Tersangka MA melakukan permufakatan jahat tersebut dengan tersangka AAL, yakni mengondisikan pelaksanaan pengadaan BTS 4G pada BAKTI Kementerian Kominfo sedemikian rupa sehingga ketika mengajukan penawaran harga, PT HWI ditetapkan sebagai pemenang.

5. Tersangka IH

“Peranan tersangka IH dalam perkara ini, yaitu sebagai komisaris PT Solitech Media Sinergy telah secara melawan hukum bersama-sama melakukan permufakatan jahat,” katanya.

IH melakukan aksi atau perbuatan tersebut bersama-sama dengan tersangka AAL untuk mengondisikan pelaksanaan pengadaan BTS 4G pada BAKTI Kementerian Kominfo sedemikian rupa, sehingga mengarahkan ke penyedia tertentu yang menjadi pemenang dalam paket 1, 2, 3, 4 dan 5.

Kejagung telah menahan seluruh tersangka untuk mempercepat proses penyidikan. Tersangka AAL, GMS, dan YS ditahan selama 20 hari sejak 4 Januari sampai dengan 23 Januari 2023.

Kejagung menahan AAL dan YS di Rumah Tahanan (Rutan) Negara Salemba Cabang Kejagung.

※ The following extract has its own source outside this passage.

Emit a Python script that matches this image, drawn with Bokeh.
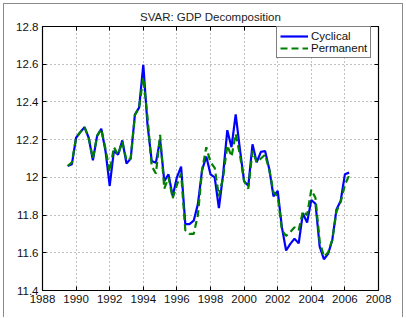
from bokeh.plotting import figure
from bokeh.models import (ColumnDataSource, LinearAxis, FixedTicker, Legend,
                          LegendItem, CustomJSTickFormatter, Range1d)
from bokeh.embed import file_html
from bokeh.resources import INLINE
import pandas as pd

# Quarterly observations, 1989Q3 .. 2006Q2
quarters = pd.period_range("1989Q3", "2006Q2", freq="Q")

cyclical = [
    12.06, 12.07, 12.21, 12.24, 12.266, 12.21, 12.09, 12.22, 12.258, 12.14,
    11.955, 12.14, 12.12, 12.196, 12.073, 12.10, 12.333, 12.37, 12.597, 12.28,
    12.087, 12.078, 12.20, 11.98, 12.016, 11.90, 12.00, 12.057, 11.752, 11.752,
    11.77, 11.858, 12.04, 12.11, 12.016, 12.00, 11.837, 12.016, 12.25, 12.16,
    12.334, 12.15, 11.98, 11.955, 12.175, 12.08, 12.135, 12.14, 12.043, 11.90,
    11.928, 11.735, 11.612, 11.647, 11.675, 11.65, 11.81, 11.76, 11.88, 11.86,
    11.632, 11.566, 11.594, 11.668, 11.83, 11.876, 12.016, 12.025,
]

permanent = [
    12.06, 12.08, 12.21, 12.24, 12.266, 12.21, 12.10, 12.22, 12.255, 12.15,
    12.03, 12.16, 12.12, 12.19, 12.09, 12.10, 12.33, 12.37, 12.53, 12.32,
    12.06, 12.02, 12.225, 11.94, 12.00, 11.89, 11.96, 12.02, 11.72, 11.70,
    11.70, 11.80, 12.04, 12.16, 12.08, 12.05, 11.90, 12.00, 12.17, 12.11,
    12.23, 12.12, 11.98, 11.94, 12.14, 12.08, 12.10, 12.12, 12.04, 11.92,
    11.90, 11.72, 11.69, 11.71, 11.735, 11.72, 11.82, 11.80, 11.935, 11.89,
    11.66, 11.58, 11.60, 11.67, 11.82, 11.87, 11.96, 12.01,
]

year_ticks = list(range(1988, 2009, 2))
value_ticks = [11.4, 11.6, 11.8, 12.0, 12.2, 12.4, 12.6, 12.8]

t = [q.year + (q.quarter - 1) / 4 for q in quarters]
src = ColumnDataSource(dict(t=t, cyc=cyclical, perm=permanent))

FONT = "Liberation Sans"

p = figure(width=400, height=314, output_backend="svg", toolbar_location=None,
           x_range=Range1d(1988, 2008), y_range=Range1d(11.4, 12.8),
           min_border_left=38, min_border_right=26, min_border_top=21,
           min_border_bottom=28, title="SVAR: GDP Decomposition")
p.margin = (3, 0, 0, 3)
p.styles = {"border-left": "1px solid #8a8a8a", "border-top": "1px solid #8a8a8a",
            "border-right": "1px solid #8a8a8a"}

p.title.align = "center"
p.title.text_font = FONT
p.title.text_font_size = "11.5px"
p.title.text_font_style = "normal"
p.title.text_color = "#222222"
p.title.offset = 0
p.title.standoff = 8

p.outline_line_color = "black"
p.outline_line_width = 1.2
p.outline_line_alpha = 1

fmt = CustomJSTickFormatter(code="return String(Number(tick.toFixed(1)));")
blank = CustomJSTickFormatter(code="return '';")

for ax in p.xaxis:
    ax.ticker = FixedTicker(ticks=year_ticks)
for ax in p.yaxis:
    ax.ticker = FixedTicker(ticks=value_ticks)
    ax.formatter = fmt

for ax in list(p.xaxis) + list(p.yaxis):
    ax.axis_line_color = "black"
    ax.major_tick_in = 4
    ax.major_tick_out = 0
    ax.minor_tick_line_color = None
    ax.major_label_text_font = FONT
    ax.major_label_text_font_size = "11.5px"
    ax.major_label_text_color = "#111111"
    ax.major_label_standoff = 4

# tick marks on the top and right edges of the box
top = LinearAxis(ticker=FixedTicker(ticks=year_ticks), formatter=blank,
                 major_tick_in=4, major_tick_out=0, minor_tick_line_color=None,
                 axis_line_color=None, major_label_standoff=0)
right = LinearAxis(ticker=FixedTicker(ticks=value_ticks), formatter=blank,
                   major_tick_in=4, major_tick_out=0, minor_tick_line_color=None,
                   axis_line_color=None, major_label_standoff=0)
p.add_layout(top, "above")
p.add_layout(right, "right")

p.xgrid.ticker = FixedTicker(ticks=year_ticks)
p.ygrid.ticker = FixedTicker(ticks=value_ticks)
for g in (p.xgrid, p.ygrid):
    g.grid_line_color = "#808080"
    g.grid_line_dash = "1 3"
    g.grid_line_width = 1

r_cyc = p.line("t", "cyc", source=src, line_color="#0000ff", line_width=2.2)
r_perm = p.line("t", "perm", source=src, line_color="#008000", line_width=2.2,
                line_dash="7 4")

legend = Legend(items=[LegendItem(label="Cyclical", renderers=[r_cyc]),
                       LegendItem(label="Permanent", renderers=[r_perm])],
                location=(234, 232))
legend.border_line_color = "black"
legend.border_line_width = 1
legend.background_fill_color = "white"
legend.background_fill_alpha = 1
legend.label_text_font = FONT
legend.label_text_font_size = "11.5px"
legend.label_text_color = "#111111"
legend.glyph_width = 28
legend.glyph_height = 12
legend.label_height = 12
legend.label_standoff = 3
legend.spacing = 0
legend.padding = 3
legend.margin = 0
p.add_layout(legend, "center")

open("out.html", "w").write(file_html(p, INLINE))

Sedangkan GMS ditahan di Rutan Negara Salemba Cabang Kejaksaan Negeri Jakarta Selatan (Kejari Jaksel).

Baca Juga: Pascatersangkakan Komisaris Solitech di BTS 4G, Kejagung Periksa Direktur Dua Putra

Sedangkan tersangka MA di Rutan Salemba Cabang Kejagung selama 20 hari, terhitung sejak 24 Januari sampai dengan 12 Februari 2023. Terakhir, tersangka IH di Rutan Negara Salemba Cabang Kejagung selama 20 hari, terhitung sejak 6 Februari sampai dengan 25 Februari 2023.

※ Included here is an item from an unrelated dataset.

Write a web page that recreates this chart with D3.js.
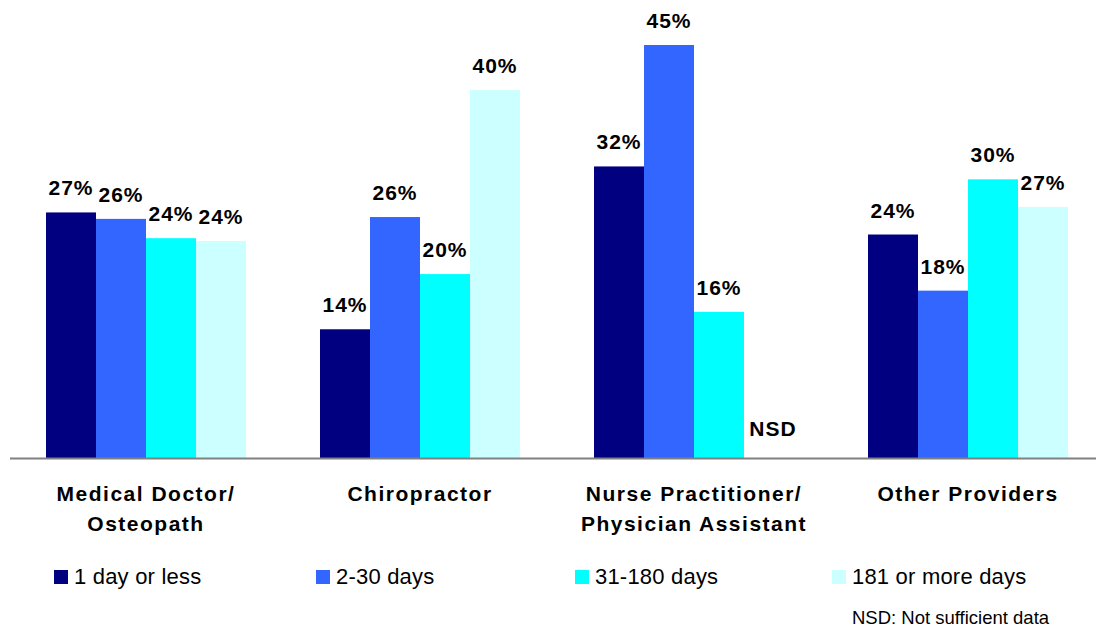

Kejagung menyangka AAL, YS, GMS, MA, dan IH melanggar Pasal 2 Ayat (1) dan Pasal 3 juncto Pasal 18 Undang-Undang (UU) RI Nomor 31 Tahun 1999 sebagaimana diubah dan ditambah dengan UU RI Nomor 20 Tahun 2001 juncto UU RI Nomor 31 Tahun 1999 tentang Perubahan atas UU RI Nomor 31 Tahun 1999 tentang Pemberantasan Tindak Pidana Korupsi juncto Pasal 55 Ayat (1) ke-1 KUHP.

Kejagung kemudian mengembangkan kasus tersebut. Hasilnya, Kejagung menemukan bukti permulaan yang cukup terjadinya dugaan tindak pidana pencucian uang (TPPU).